If two or more number pairs are overlapping, then the pair with the longest span should be returned. In my example, I want to return [(1,7),(8,15)] . How can I do this?
EDIT
I don't want to merge my intervals like in Merge overlap here. But i wan't to return all pairs/intervals/tuples except if the values in some tuples overlaps. e.g. (1,4) and (1,7) overlaps, (4,9) overlaps with (1,4) and (1,7) . If there is some overlap i want to return the tuple with the largest span e.g. (1,7) = span 7, (1,4) = span 4, (4,9) = span 5. That means that it should return (1,7) and (8,15) as well since (8,15) are not overlapping (1,7)

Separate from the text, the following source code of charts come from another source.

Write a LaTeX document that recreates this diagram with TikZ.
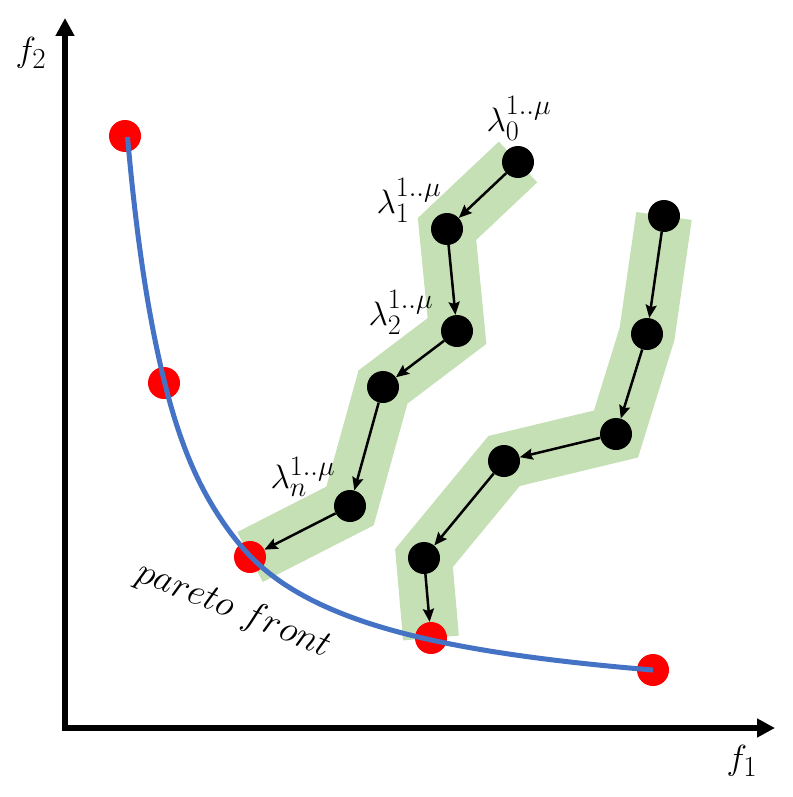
\documentclass[tikz,border=0pt]{standalone}
\usetikzlibrary{arrows.meta}
\definecolor{bandgreen}{HTML}{C5E0B4}
\definecolor{curveblue}{HTML}{4472C4}
\tikzset{
  band/.style={draw=bandgreen, line width=56pt, line join=miter, line cap=butt},
  blackdot/.style={circle, fill=black, minimum size=32pt, inner sep=0pt},
  reddot/.style={circle, fill=red, minimum size=32pt, inner sep=0pt},
  arr/.style={line width=2.5pt, -{Stealth[length=13pt,width=11pt,inset=2pt]}},
  axis/.style={line width=6pt, -{Triangle[length=18pt,width=18pt]}},
  lam/.style={inner sep=0pt, font=\Huge, scale=1.36},
  axlab/.style={inner sep=0pt, font=\Huge, scale=1.4}
}
\begin{document}
\begin{tikzpicture}[x=1pt,y=-1pt]
\useasboundingbox (0,0) rectangle (792,797);
% positions
\coordinate (pa0) at (518,162);
\coordinate (pa1) at (447,229);
\coordinate (pa2) at (457,331);
\coordinate (pa3) at (383,387);
\coordinate (pa4) at (350,506);
\coordinate (pb0) at (664,216);
\coordinate (pb1) at (647,334);
\coordinate (pb2) at (616,434);
\coordinate (pb3) at (504,461);
\coordinate (pb4) at (424,558);
\coordinate (pr1) at (125,136);
\coordinate (pr2) at (164,383);
\coordinate (pr3) at (250,557);
\coordinate (pr4) at (431,638);
\coordinate (pr5) at (653,670);
% green bands
\draw[band] (pa0) -- (pa1) -- (pa2) -- (pa3) -- (pa4) -- (pr3);
\draw[band] (pb0) -- (pb1) -- (pb2) -- (pb3) -- (pb4) -- (pr4);
% axes
\coordinate (origin) at (65,728);
\coordinate (ytip) at (65,18);
\coordinate (xtip) at (775,728);
\draw[axis] ([yshift=-3pt]origin) -- (ytip);
\draw[axis] ([xshift=-3pt]origin) -- (xtip);
\node[axlab] (f2) at (31,53) {$f_2$};
\node[axlab] (f1) at (742,761) {$f_1$};
% red dots
\node[reddot] (r1) at (pr1) {};
\node[reddot] (r2) at (pr2) {};
\node[reddot] (r3) at (pr3) {};
\node[reddot] (r4) at (pr4) {};
\node[reddot] (r5) at (pr5) {};
% pareto curve
\draw[curveblue, line width=5pt] plot[domain=125:653, samples=400] ({\x + 5/(1+((\x-185)/60)^4)}, {718-276/((\x-77.5)/100)});
% black dots
\node[blackdot] (a0) at (pa0) {};
\node[blackdot] (a1) at (pa1) {};
\node[blackdot] (a2) at (pa2) {};
\node[blackdot] (a3) at (pa3) {};
\node[blackdot] (a4) at (pa4) {};
\node[blackdot] (b0) at (pb0) {};
\node[blackdot] (b1) at (pb1) {};
\node[blackdot] (b2) at (pb2) {};
\node[blackdot] (b3) at (pb3) {};
\node[blackdot] (b4) at (pb4) {};
% arrows
\draw[arr] (a0) -- (a1);
\draw[arr] (a1) -- (a2);
\draw[arr] (a2) -- (a3);
\draw[arr] (a3) -- (a4);
\draw[arr] (a4) -- (r3);
\draw[arr] (b0) -- (b1);
\draw[arr] (b1) -- (b2);
\draw[arr] (b2) -- (b3);
\draw[arr] (b3) -- (b4);
\draw[arr] (b4) -- (r4);
% labels
\node[lam] (l0) at (519,118) {$\lambda_0^{1..\mu}$};
\node[lam] (l1) at (409,200) {$\lambda_1^{1..\mu}$};
\node[lam] (l2) at (401,312) {$\lambda_2^{1..\mu}$};
\node[lam] (ln) at (303,477) {$\lambda_n^{1..\mu}$};
\node[inner sep=0pt, rotate=-22, font=\Huge, scale=1.5] (pf) at (234,610) {$pareto\ front$};
\end{tikzpicture}
\end{document}
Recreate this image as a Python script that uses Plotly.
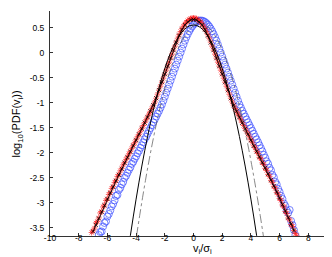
import plotly.graph_objects as go

# ---- data ----
red_x = [-7.1,-7.0,-6.9,-6.8,-6.7,-6.6,-6.5,-6.4,-6.3,-6.2,-6.1,-6.0,-5.9,-5.8,-5.7,-5.6,-5.5,-5.4,-5.3,-5.2,
         -5.1,-5.0,-4.9,-4.8,-4.7,-4.6,-4.5,-4.4,-4.3,-4.2,-4.1,-4.0,-3.9,-3.8,-3.7,-3.6,-3.5,-3.4,-3.3,-3.2,
         -3.1,-3.0,-2.9,-2.8,-2.7,-2.6,-2.5,-2.4,-2.3,-2.2,-2.1,-2.0,-1.9,-1.8,-1.7,-1.6,-1.5,-1.4,-1.3,-1.2,
         -1.1,-1.0,-0.9,-0.8,-0.7,-0.6,-0.5,-0.4,-0.3,-0.2,-0.1,0.0,
         0.1,0.2,0.3,0.4,0.5,0.6,0.7,0.8,0.9,1.0,1.1,1.2,1.3,1.4,1.5,1.6,1.7,1.8,1.9,2.0,
         2.1,2.2,2.3,2.4,2.5,2.6,2.7,2.8,2.9,3.0,3.1,3.2,3.3,3.4,3.5,3.6,3.7,3.8,3.9,4.0,
         4.1,4.2,4.3,4.4,4.5,4.6,4.7,4.8,4.9,5.0,5.1,5.2,5.3,5.4,5.5,5.6,5.7,5.8,5.9,6.0,
         6.1,6.2,6.3,6.4,6.5,6.6,6.7,6.8,6.9,7.0,7.1,7.2]
red_y = [-3.59,-3.56,-3.50,-3.40,-3.37,-3.30,-3.20,-3.17,-3.08,-3.04,
         -2.95,-2.92,-2.83,-2.79,-2.71,-2.67,-2.59,-2.55,-2.47,-2.43,
         -2.36,-2.31,-2.24,-2.19,-2.13,-2.08,-2.02,-1.97,-1.91,-1.85,
         -1.80,-1.74,-1.68,-1.63,-1.57,-1.51,-1.455,-1.398,-1.341,-1.284,
         -1.227,-1.170,-1.113,-1.050,-0.985,-0.910,-0.830,-0.750,-0.670,-0.590,
         -0.510,-0.430,-0.350,-0.270,-0.190,-0.110,-0.030,0.050,0.130,0.210,
         0.287,0.357,0.420,0.477,0.527,0.570,0.607,0.637,0.660,0.677,0.687,
         0.690,
         0.687,0.677,0.660,0.637,0.607,0.570,0.527,0.477,0.420,0.357,
         0.287,0.210,0.130,0.050,-0.030,-0.110,-0.190,-0.270,-0.350,-0.430,
         -0.510,-0.590,-0.670,-0.750,-0.830,-0.910,-0.985,-1.050,-1.113,-1.170,
         -1.227,-1.284,-1.341,-1.398,-1.455,-1.512,-1.569,-1.626,-1.683,-1.740,
         -1.79,-1.86,-1.90,-1.97,-2.01,-2.09,-2.12,-2.20,-2.23,-2.31,
         -2.35,-2.43,-2.47,-2.55,-2.59,-2.67,-2.71,-2.79,-2.83,-2.91,
         -2.95,-3.04,-3.08,-3.17,-3.21,-3.30,-3.34,-3.43,-3.47,-3.55,
         -3.61,-3.66]

blue_x = [-6.6,-6.5,-6.4,-6.3,-6.2,-6.1,-6.0,-5.9,-5.8,-5.7,-5.6,-5.5,-5.4,-5.3,-5.2,-5.1,-5.0,-4.9,-4.8,-4.7,
          -4.6,-4.5,-4.4,-4.3,-4.2,-4.1,-4.0,-3.9,-3.8,-3.7,-3.6,-3.5,-3.4,-3.3,-3.2,-3.1,-3.0,-2.9,-2.8,-2.7,
          -2.6,-2.5,-2.4,-2.3,-2.2,-2.1,-2.0,-1.9,-1.8,-1.7,-1.6,-1.5,-1.4,-1.3,-1.2,-1.1,-1.0,-0.9,-0.8,-0.7,
          -0.6,-0.5,-0.4,-0.3,-0.2,-0.1,0.0,0.1,0.2,0.3,0.4,0.5,0.6,0.7,0.8,0.9,1.0,1.1,1.2,1.3,
          1.4,1.5,1.6,1.7,1.8,1.9,2.0,2.1,2.2,2.3,2.4,2.5,2.6,2.7,2.8,2.9,3.0,3.1,3.2,3.3,
          3.4,3.5,3.6,3.7,3.8,3.9,4.0,4.1,4.2,4.3,4.4,4.5,4.6,4.7,4.8,4.9,5.0,5.1,5.2,5.3,
          5.4,5.5,5.6,5.7,5.8,5.9,6.0,6.1,6.2,6.3,6.4,6.5,6.6,6.7,6.8,6.9,7.0,7.1]
blue_y = [-3.64,-3.58,-3.57,-3.47,-3.40,-3.37,-3.27,-3.22,-3.15,-3.07,
          -3.02,-2.95,-2.86,-2.84,-2.74,-2.70,-2.63,-2.58,-2.50,-2.46,
          -2.40,-2.34,-2.29,-2.22,-2.18,-2.12,-2.07,-2.01,-1.96,-1.90,
          -1.85,-1.79,-1.73,-1.68,-1.62,-1.56,-1.505,-1.448,-1.391,-1.334,
          -1.277,-1.220,-1.163,-1.100,-1.035,-0.960,-0.880,-0.800,-0.720,-0.640,
          -0.560,-0.480,-0.400,-0.320,-0.240,-0.160,-0.080,0.000,0.080,0.160,
          0.237,0.307,0.370,0.427,0.477,0.520,0.557,0.587,0.610,0.627,
          0.637,0.640,0.637,0.627,0.610,0.587,0.557,0.520,0.477,0.427,
          0.370,0.307,0.237,0.160,0.080,0.000,-0.080,-0.160,-0.240,-0.320,
          -0.400,-0.480,-0.560,-0.640,-0.720,-0.800,-0.880,-0.960,-1.035,-1.100,
          -1.163,-1.220,-1.277,-1.334,-1.391,-1.448,-1.505,-1.56,-1.62,-1.68,
          -1.73,-1.79,-1.85,-1.91,-1.97,-2.04,-2.10,-2.17,-2.22,-2.30,
          -2.35,-2.44,-2.49,-2.58,-2.63,-2.72,-2.78,-2.86,-2.92,-3.01,
          -3.06,-3.15,-3.20,-3.14,-3.36,-3.44,-3.54,-3.64]

black_x = [-7.0,-6.8,-6.6,-6.4,-6.2,-6.0,-5.8,-5.6,-5.4,-5.2,-5.0,-4.8,-4.6,-4.4,-4.2,-4.0,-3.8,-3.6,
           -3.4,-3.2,-3.0,-2.8,-2.6,-2.4,-2.2,-2.0,-1.8,-1.6,-1.4,-1.2,-1.0,-0.8,-0.6,-0.4,-0.2,0.0,
           0.2,0.4,0.6,0.8,1.0,1.2,1.4,1.6,1.8,2.0,2.2,2.4,2.6,2.8,3.0,3.2,3.4,3.6,3.8,4.0,
           4.2,4.4,4.6,4.8,5.0,5.2,5.4,5.6,5.8,6.0,6.2,6.4,6.6,6.8,7.0]
black_y = [-3.57,-3.44,-3.31,-3.18,-3.05,-2.92,-2.80,-2.68,-2.56,-2.44,-2.32,-2.20,-2.09,-1.98,-1.86,-1.75,-1.63,-1.52,
           -1.40,-1.29,-1.17,-1.05,-0.91,-0.75,-0.59,-0.43,-0.27,-0.11,0.05,0.20,0.34,0.46,0.55,0.61,0.65,0.66,
           0.65,0.61,0.55,0.46,0.34,0.20,0.05,-0.11,-0.27,-0.43,-0.59,-0.75,-0.91,-1.05,-1.17,-1.29,-1.40,-1.52,-1.63,-1.75,
           -1.86,-1.97,-2.08,-2.19,-2.30,-2.42,-2.54,-2.66,-2.78,-2.90,-3.03,-3.16,-3.29,-3.42,-3.55]

gauss_x = [-4.6,-4.4,-4.2,-4.0,-3.8,-3.6,-3.4,-3.2,-3.0,-2.8,-2.6,-2.4,-2.2,-2.0,-1.8,-1.6,-1.4,-1.2,-1.0,-0.8,-0.6,-0.4,-0.2,
           0.0,0.2,0.4,0.6,0.8,1.0,1.2,1.4,1.6,1.8,2.0,2.2,2.4,2.6,2.8,3.0,3.2,3.4,3.6,3.8,4.0,4.2,4.4,4.6]
gauss_y = [-4.044,-3.653,-3.280,-2.924,-2.585,-2.264,-1.960,-1.673,-1.404,-1.152,-0.918,-0.700,-0.501,-0.318,-0.153,-0.006,
           0.124,0.237,0.333,0.411,0.472,0.515,0.541,0.550,0.541,0.515,0.472,0.411,0.333,0.237,0.124,
           -0.006,-0.153,-0.318,-0.501,-0.700,-0.918,-1.152,-1.404,-1.673,-1.960,-2.264,-2.585,-2.924,-3.280,-3.653,-4.044]

gauss2_x = [-4.15,-3.95,-3.75,-3.55,-3.35,-3.15,-2.95,-2.75,-2.55,-2.35,-2.15,-1.95,-1.75,-1.55,-1.35,-1.15,-0.95,-0.75,-0.55,
            -0.35,-0.15,0.05,0.25,0.45,0.65,0.85,1.05,1.25,1.45,1.65,1.85,2.05,2.25,2.45,2.65,2.85,3.05,3.25,3.45,3.65,
            3.85,4.05,4.25,4.45,4.65,4.85,5.05]
gauss2_y = [-4.014,-3.623,-3.250,-2.894,-2.555,-2.234,-1.930,-1.643,-1.374,-1.122,-0.888,-0.670,-0.471,-0.288,-0.123,0.024,
            0.154,0.267,0.363,0.441,0.502,0.545,0.571,0.580,0.571,0.545,0.502,0.441,0.363,0.267,0.154,
            0.024,-0.123,-0.288,-0.471,-0.670,-0.888,-1.122,-1.374,-1.643,-1.930,-2.234,-2.555,-2.894,-3.250,-3.623,-4.014]

x_ticks = [-10, -8, -6, -4, -2, 0, 2, 4, 6, 8]
x_tick_labels = ["-10", "-8", "-6", "-4", "-2", "0", "2", "4", "6", "8"]
y_ticks = [0.5, 0, -0.5, -1, -1.5, -2, -2.5, -3, -3.5]
y_tick_labels = ["0.5", "0", "-0.5", "-1", "-1.5", "-2", "-2.5", "-3", "-3.5"]

assert len(red_x) == len(red_y)
assert len(blue_x) == len(blue_y)
assert len(black_x) == len(black_y)
assert len(gauss_x) == len(gauss_y)
assert len(gauss2_x) == len(gauss2_y)

FONT = "Liberation Sans, Arial, Helvetica, sans-serif"

fig = go.Figure()
fig.add_trace(go.Scatter(x=blue_x, y=blue_y, mode="markers",
                         marker=dict(symbol="circle-open", size=7, color="#3b4dff", line=dict(width=0.7))))
fig.add_trace(go.Scatter(x=red_x, y=red_y, mode="markers",
                         marker=dict(symbol="asterisk-open", size=5, color="#ff2020", line=dict(width=0.7))))
fig.add_trace(go.Scatter(x=black_x, y=black_y, mode="lines+markers",
                         line=dict(color="black", width=0.9),
                         marker=dict(symbol="x-thin-open", size=4, color="black", line=dict(width=0.7))))
fig.add_trace(go.Scatter(x=gauss_x, y=gauss_y, mode="lines", line=dict(color="black", width=1, shape="spline")))
fig.add_trace(go.Scatter(x=gauss2_x, y=gauss2_y, mode="lines",
                         line=dict(color="#555555", width=0.7, dash="dashdot", shape="spline")))

axis_common = dict(showline=True, linecolor="#333333", linewidth=1, ticks="inside", ticklen=3,
                   tickcolor="#333333", tickwidth=0.8, showgrid=False, zeroline=False)

fig.update_xaxes(range=[-10, 10], tickvals=x_ticks, ticktext=x_tick_labels,
                 ticklabelstandoff=-6, tickfont=dict(family=FONT, size=8.5, color="black"), **axis_common)
fig.update_yaxes(range=[-3.66, 0.83], tickvals=y_ticks, ticktext=y_tick_labels,
                 ticklabelstandoff=3, tickfont=dict(family=FONT, size=8.5, color="black"), **axis_common)

fig.update_layout(
    width=332, height=257,
    margin=dict(l=42, r=3, t=3, b=29),
    paper_bgcolor="white", plot_bgcolor="white",
    showlegend=False,
    font=dict(family=FONT, color="black"),
    annotations=[
        dict(text="log<sub>10</sub>(PDF(v<sub>i</sub>))", xref="paper", yref="paper",
             x=-0.115, y=0.5, xanchor="center", yanchor="middle", textangle=-90,
             showarrow=False, font=dict(family=FONT, size=11, color="black")),
        dict(text="v<sub>i</sub>/σ<sub>i</sub>", xref="paper", yref="paper",
             x=0.53, y=-0.058, xanchor="center", yanchor="middle",
             showarrow=False, font=dict(family=FONT, size=11, color="black")),
    ],
)

fig.write_html("out.html")
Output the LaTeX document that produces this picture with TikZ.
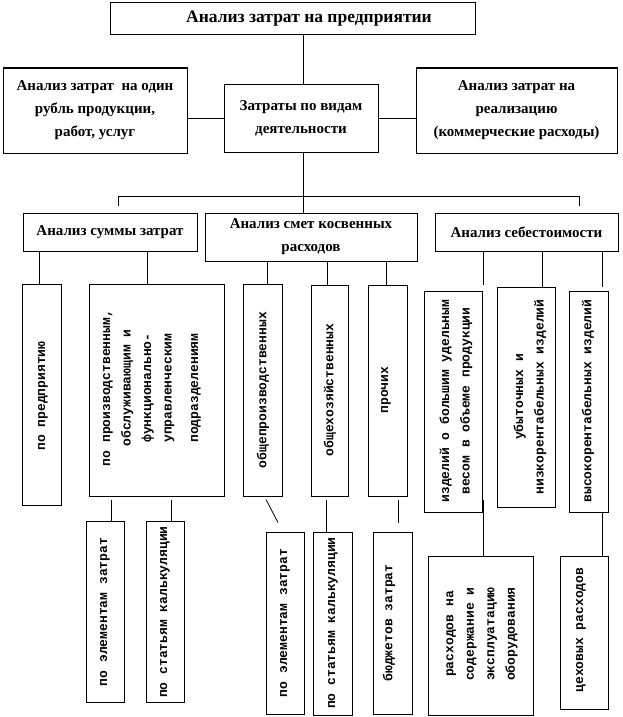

Haven't thought about it too much, but the following approach should do the trick:
spans = [(1,4),(1,7),(4,9),(8,15)]
del_in = []
for x in spans:
if spans.index(x) in del_in: continue
for y in spans:
if spans.index(y) in del_in: continue
if x == y: continue
if len(set(list(range(x[0],x[1]+1))) & set(list(range(y[0],y[1]+1)))) > 0:
if len(list(range(x[0],x[1]+1))) > len(list(range(y[0],y[1]+1))):
del_in.append(spans.index(y))
spans.pop(spans.index(y))
elif len(list(range(y[0],y[1]+1))) > len(list(range(x[0],x[1]+1))):
del_in.append(spans.index(x))
spans.pop(spans.index(x))
print(spans)
Would output:
[(1, 7), (8, 15)]
Short explanation:
We start to iterate through the list of spans (iteration x). For every tuple, we iterate again through the list (iteration y), neglecting the tuple from x (if x == y: continue). We then transform every tuple into a list (e.g. (1,4) to [1, 2, 3, 4]) with list(range()) and compare the lists (as possible with set()) to see if they have any element in common. If the length of the returned object is bigger than 0, we compare the length of the two lists to see which one we keep (the one with the bigger span). Subsequently, we delete the item with the smaller span from our list (with .pop()). Since our iterations x and y still go through our initial list, we need to implement a mechanism to prevent the script from comparing items with already deleted entries. Hence, we work with an additional list containing die indexes of entries we already deleted (and leave them out in the two for loops).
There might be a better way to do this, but this definitely works for your example.